Matroids from gain graphs over quotient groups

TL;DR

This paper introduces a new method to construct matroids from gain graphs over Frobenius groups, generalizing previous models and establishing the necessity of Frobenius group structure for certain matroid properties.

Contribution

It presents a novel construction of matroids from gain graphs over Frobenius groups, extending existing frameworks and proving the essential role of Frobenius groups in this context.

Findings

The construction generalizes several existing matroid constructions.

Frobenius group structure is necessary for the described matroid properties.

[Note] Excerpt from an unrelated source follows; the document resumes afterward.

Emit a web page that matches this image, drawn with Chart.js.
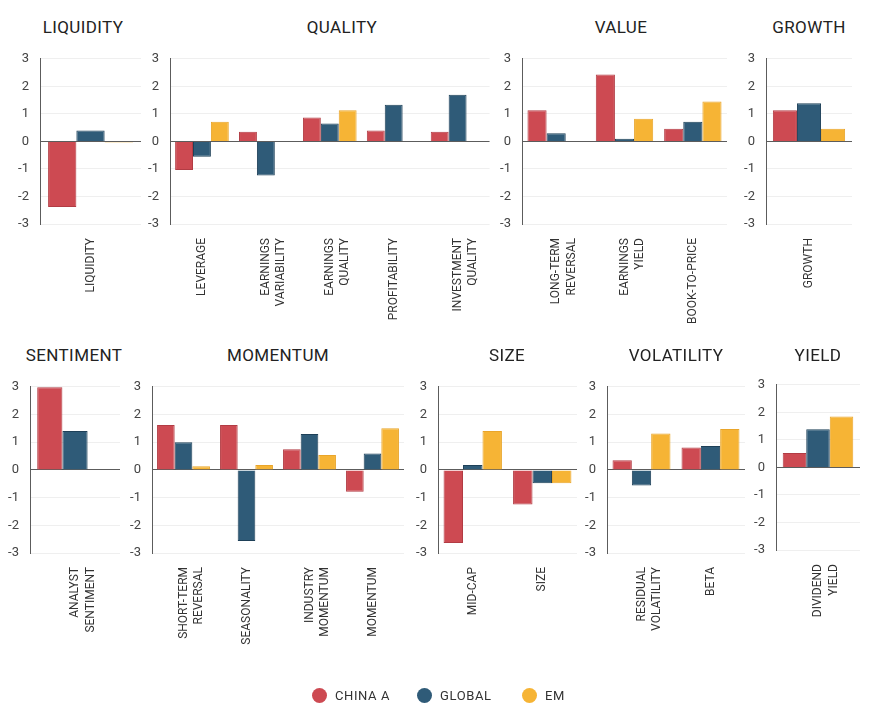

Characterization of when a gain graph yields an elementary lift of a frame matroid.

Abstract

We present a new construction for matroids from gain graphs that simultaneously generalizes several existing constructions. The construction takes as input a gain graph over a Frobenius group $\Gamma$ with Frobenius kernel $\Gamma_1$ and outputs an elementary lift of the frame matroid of the underlying gain graph over the quotient group $\Gamma/\Gamma_1$. While the hypothesis that $\Gamma$ is a Frobenius group may seem unusual, we prove that it is in some sense necessary: if $\Gamma$ is any finite group with a nontrivial proper normal subgroup $\Gamma_1$ and there is a construction that takes in a complete $\Gamma$-gain graph and outputs an elementary lift $M$ of the frame matroid of the underlying $(\Gamma/\Gamma_1)$-gain graph so that a cycle of the graph is a circuit of $M$ if and only if it is $\Gamma$-balanced, then $\Gamma$ is a Frobenius group with Frobenius kernel $\Gamma_1$.